Our Signature representative and her husband were good to arrange our early tender off the ship. However, she seemed to be a little confused/ditzy. She left without money and had to borrow some US dollars from Kent; didn’t know when to get out of the van at a tour site and seemed more interested in her shopping than managing the tour.
Once we arrived in Belem, we drove through the city to reach the Ver-O-Peso Market (Check-the-Weight Market), a huge outdoor market that sprawls four city blocks. Begun in 1688, as a result of the Portuguese tax for everything entering and leaving Amazonia, it is the city’s best-known landmark and possibly the largest market in Brazil. The market sells most everything that you might need from fruits and vegetables, seafood, live ducks and chickens, handicrafts, clothing, pottery, prepared foods, juices, a natural viagra and more. We had the opportunity to taste the cocoa fruit, dried shrimp, fresh Brazil nuts and a couple of local fruit juices.
Nearby the market, we visited the Forte do Castelo, a fortress built by the Portuguese in the 17th century. It is located on the edge of the river and served to protect the new colonies against attacks by Holland and France. On the site of the fort was a small museum showcasing many of the artifacts uncovered from within the walls of the fort, including pottery, utensils, tools, coins and canons.
Across the street from the fort stands the Basilica of Our Lady of Nazareth, which is an elaborate copy of St. Paul’s Basilica of Our Lady of Nazareth in Rome. Built during the rubber boom at the beginning of the 20th century, this church is a fine example of beauty and architecture with a central nave, stained glass windows and a lovely altar. The church has been beautifully maintained and is in extraordinary condition inside.
Our next stop was the Sao Jose Liberto former jail, now a handicraft market, and the Jeweler Polo Gems Museum displaying more than 4,000 pieces of diamonds, quartz, crystals and amethysts. This once overcrowded jail holding more than 40 people per cell was closed and the population relocated to a larger jail. The building was then completely renovated and turned into a beautiful museum with gorgeous outdoor courtyard, performance hall and handicraft market.

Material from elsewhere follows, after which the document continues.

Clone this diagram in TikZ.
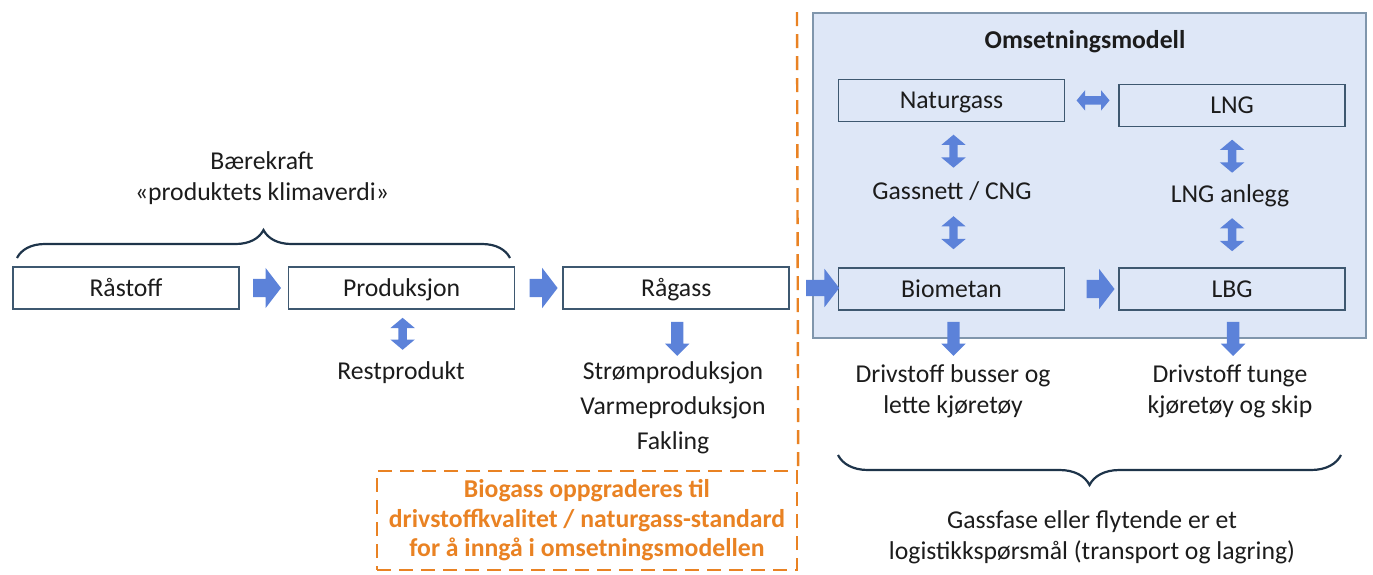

Our last stop was the Da Paz Theater, considered to be one of the prettiest in Brazil. It was built in the neo-classical style and was opened in 1878. Beautifully maintained, the theater is reminiscent of something you would find in Europe. The lobby was decorated with hand-painted walls imitating wallpapers of Europe and the entry floors were beautifully tiled with original mosaics. The theater built in a horseshoe shape with four stories of balconies and box seats facing a large stage with red velvet curtains. The ceiling was exquisitely hand painted, the floors throughout the theater were done in a light and dark wood parquet, and the seating was all made of cane. Upstairs on the second floor we saw a stunning ballroom used for dancing. Around the perimeter of the ballroom a second floor narrow balcony with wrought iron railing was reserved for the servants of those attending the ball. The help was kept accessible in case they were needed but they were not allowed to mingle with the guests. The seating capacity of the theater was about 882.
During the late 1800’s and early 1900’s, Belem was a thriving community, prosperous because of the burgeoning rubber industry. Much of the city’s architecture during that period was copied from French examples. Unfortunately many of these gorgeous old buildings have not been maintained and today they are covered in mildew from the heavy rains and many have not been painted in years. Many of the main city streets are lined with three story row homes-style buildings with elaborately ornate window trims and architectural details. Hopefully one day the city will be in a position to restore many of these buildings and bring back some of the prosperity of the past.
Belem is located very near the equator so the weather is very warm and humid. Most everyday of the year, it rains for all or a part of the day. It had rained all day yesterday, but today we lucked out and it did not shower until late afternoon when we were back onboard and sailing for Devil’s Island.
The entertainment on this night was a second performance by the very talented Marionette artist Phillip Huber. He brought to the stage a whole new collection of nine more puppets including an opera singer, a contortionist and an Asian warrior who performed the face changing dance, before changing into a dancing dragon. It was fascinating and entertaining.